Reports: U.S. SOUTHCOM Chief, Marines Hit Caracas Embassy as Maduro Crisis Deepens
Severity: WARNING
Detected: 2026-05-31T23:21:27.958Z
Summary
A report at 22:37 UTC claims the U.S. Southern Command chief entered the U.S. Embassy in Caracas with Marines after the reported abduction of Venezuelan President Nicolás Maduro, pointing to active U.S. military involvement in crisis management. Any move from diplomatic posture to on-the-ground military coordination in Venezuela would sharply raise regime-change odds, refugee risk, and oil disruption concerns for global markets.
Details
At approximately 22:37 UTC, social media monitoring flagged a report that the commander of U.S. Southern Command (SOUTHCOM) visited the U.S. Embassy in Caracas accompanied by Marines following the reported abduction of Venezuelan President Nicolás Maduro. While details remain unconfirmed and official U.S. statements are not yet available, the combination of a claimed head-of-state abduction and a three-star combatant commander appearing at an embassy with Marine elements would mark a major escalation in Venezuela’s political crisis and Washington’s direct involvement.

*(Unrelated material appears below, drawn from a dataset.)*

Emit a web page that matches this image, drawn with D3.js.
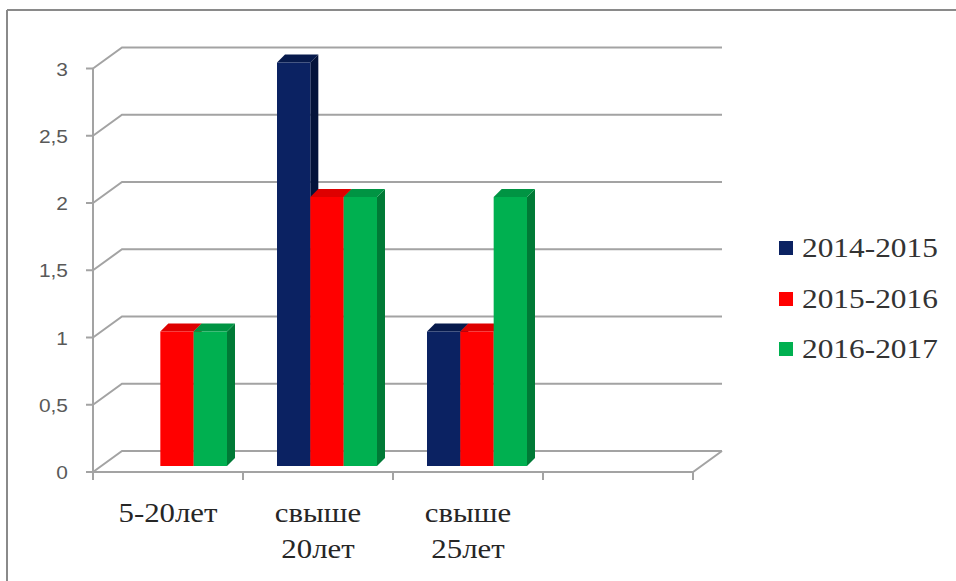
<!DOCTYPE html>
<html><head><meta charset="utf-8">
<script src="https://cdn.jsdelivr.net/npm/d3@7"></script>
<style>body{margin:0;background:#fff}svg{display:block}
.serif{font-family:"Liberation Serif","DejaVu Serif","Times New Roman",serif}
.sans{font-family:"Liberation Sans","DejaVu Sans",Arial,sans-serif}
</style>
</head><body>
<svg id="c" width="956" height="581"></svg>
<script>
const categories = ["5-20лет", "свыше 20лет", "свыше 25лет", ""];
const categoryLines = [["5-20лет"], ["свыше", "20лет"], ["свыше", "25лет"], []];
const seriesNames = ["2014-2015", "2015-2016", "2016-2017"];
const s2014 = [0, 3, 1, null];
const s2015 = [1, 2, 1, null];
const s2016 = [1, 2, 2, null];
const yTicks = [0, 0.5, 1, 1.5, 2, 2.5, 3];
const seriesValues = [s2014, s2015, s2016];
const colors = [
  {front:"#0b2262", top:"#071a4c", side:"#04133a"},
  {front:"#ff0000", top:"#de0000", side:"#b00000"},
  {front:"#00b050", top:"#009443", side:"#007a36"}
];

const svg = d3.select("#c");
const grid = "#a3a3a3";

// border
svg.append("line").attr("x1",7).attr("x2",956).attr("y1",10).attr("y2",10).attr("stroke","#8a8a8a").attr("stroke-width",2);
svg.append("line").attr("x1",7).attr("x2",7).attr("y1",10).attr("y2",581).attr("stroke","#8a8a8a").attr("stroke-width",2);

const x = d3.scaleBand().domain(categories.map((d,i)=>i)).range([93,693]);
const xs = d3.scaleBand().domain(seriesNames).range([0,x.bandwidth()]).paddingOuter(0.75);
const y = d3.scaleLinear().domain([0,3]).range([472,68.5]);
const back = {dx:29, dy:-21};
const barOff = {dx:9, dy:-6};
const barDepth = {dx:8, dy:-8};

// gridlines (3D walls)
yTicks.forEach(t=>{
  const yy = y(t);
  svg.append("path")
    .attr("d",`M${x.range()[0]},${yy}L${x.range()[0]+back.dx},${yy+back.dy}L${x.range()[1]+back.dx},${yy+back.dy}`)
    .attr("fill","none").attr("stroke",grid).attr("stroke-width",2);
});
// floor front edge + right diagonal
svg.append("path")
  .attr("d",`M${x.range()[0]},${y(0)}L${x.range()[1]},${y(0)}L${x.range()[1]+back.dx},${y(0)+back.dy}`)
  .attr("fill","none").attr("stroke",grid).attr("stroke-width",2);
// y axis
svg.append("line").attr("x1",93).attr("x2",93).attr("y1",y(3)).attr("y2",y(0)).attr("stroke",grid).attr("stroke-width",2);
yTicks.forEach(t=>{
  svg.append("line").attr("x1",86).attr("x2",93).attr("y1",y(t)).attr("y2",y(t)).attr("stroke",grid).attr("stroke-width",2);
  svg.append("text").attr("class","sans").attr("transform",`translate(68,${y(t)+7}) scale(1.1,1)`)
    .attr("text-anchor","end")
    .attr("font-size",19).attr("fill","#595959")
    .text(String(t).replace(".",","));
});
// x ticks
categories.concat(["end"]).forEach((c,i)=>{
  const xx = i<categories.length ? x(i) : x.range()[1];
  svg.append("line").attr("x1",xx).attr("x2",xx).attr("y1",y(0)).attr("y2",y(0)+8).attr("stroke",grid).attr("stroke-width",2);
});

// bars
categories.forEach((c,ci)=>{
  seriesNames.forEach((s,si)=>{
    const v = seriesValues[si][ci];
    if (v===null || v===0) return;
    const x0 = x(ci)+xs(s)+barOff.dx, x1 = x0+xs.bandwidth();
    const yt = y(v)+barOff.dy, yb = y(0)+barOff.dy;
    const col = colors[si];
    const g = svg.append("g");
    g.append("path").attr("d",`M${x1},${yt}L${x1+barDepth.dx},${yt+barDepth.dy}L${x1+barDepth.dx},${yb+barDepth.dy}L${x1},${yb}Z`).attr("fill",col.side);
    g.append("path").attr("d",`M${x0},${yt}L${x0+barDepth.dx},${yt+barDepth.dy}L${x1+barDepth.dx},${yt+barDepth.dy}L${x1},${yt}Z`).attr("fill",col.top);
    g.append("rect").attr("x",x0).attr("y",yt).attr("width",xs.bandwidth()).attr("height",yb-yt).attr("fill",col.front);
  });
});

// category labels
categoryLines.forEach((lines,ci)=>{
  lines.forEach((ln,li)=>{
    svg.append("text").attr("class","serif").attr("transform",`translate(${x(ci)+x.bandwidth()/2},${522+li*36}) scale(1.1,1)`)
      .attr("text-anchor","middle").attr("font-size",28).attr("fill","#262626")
      .text(ln);
  });
});

// legend
const legY = [257, 308, 358];
seriesNames.forEach((s,i)=>{
  svg.append("rect").attr("x",779).attr("y",legY[i]-16).attr("width",14).attr("height",14).attr("fill",colors[i].front);
  svg.append("text").attr("class","serif").attr("transform",`translate(802,${legY[i]}) scale(1.12,1)`)
    .attr("font-size",28).attr("fill","#333")
    .text(s);
});
</script>
</body></html>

Confirmed elements are limited at this time. The post specifies: (1) location: U.S. Embassy, Caracas; (2) actor: SOUTHCOM commander; (3) accompaniment: Marines; (4) timing: after Maduro’s reported abduction; (5) timestamp: 2026-05-31 22:37 UTC. We assess this as unverified but plausible early-stage reporting: SOUTHCOM routinely oversees contingency planning for noncombatant evacuation operations (NEO), protection of U.S. diplomatic facilities, and regional crisis response. A personal visit by the combatant commander into an active crisis zone would be highly unusual and would normally indicate a shift from routine posture to active crisis management.
The human stakes are immediate for Venezuelans and expatriates: a genuine abduction or removal of Maduro would leave a power vacuum in a country already facing hyperinflation, food insecurity, and chronic energy infrastructure decay. Embassy-centric military activity raises the risk of miscalculation by regime loyalists, militias, or rival factions who may view increased U.S. presence as preparation for intervention or covert support to opposition forces. U.S., EU, and Latin American citizens in-country, along with oil and service company staff, would reassess evacuation plans and operational continuity.
From a security perspective, a Maduro abduction plus visible SOUTHCOM engagement could accelerate fragmentation within the Venezuelan armed forces and security services, prompting competing claims to legitimacy in Caracas. Neighboring states—Colombia, Brazil, and Caribbean nations—would immediately worry about refugee surges across already stressed borders. If U.S. Marines are reinforcing the embassy for potential NEO, signals intelligence and aerial ISR coverage over northern Venezuela are likely being surged, raising the risk of airspace incidents or confrontations with Venezuelan air defenses if command and control fragments.
For markets, Venezuela’s current crude exports are constrained but still material, especially for niche heavy blends and for specific refiners adapted to its grades. A sharp political break—especially if accompanied by sanctions adjustments, contested control over PDVSA terminals, or sabotage—could tighten heavy crude supply, marginally supporting Brent and Mars/Latin American heavy spreads. EM credit desks will watch Venezuelan-linked sovereign and quasi-sovereign instruments for price discovery around regime-change probabilities, while regional FX (COP, BRL, CLP) could see volatility on refugee and border-security risk, and on any prospect of U.S. sanctions reconfiguration.
Over the next 24–48 hours, key watch points include: (1) confirmation or denial from the White House, Pentagon, and State Department on the SOUTHCOM commander’s presence in Caracas and any force protection or NEO orders; (2) on-the-record confirmation of Maduro’s status from Venezuelan power centers—the military high command, ruling party leadership, and state media; (3) signs of coordinated moves by the Lima Group/Latin American governments at the OAS or UN; and (4) activity at Venezuelan oil export terminals, including any shutdowns, military deployments, or worker walkouts. A move from protection of U.S. personnel to overt support for a transitional authority would transform this from a domestic crisis into a hemispheric power realignment with durable market consequences.
MARKET IMPACT ASSESSMENT: Heightened Venezuela instability risk supports a geopolitical premium in crude benchmarks, with potential knock-on effects for EM sovereign debt (Venezuela, neighbors), regional FX, and select energy equities exposed to Latin American upstream assets.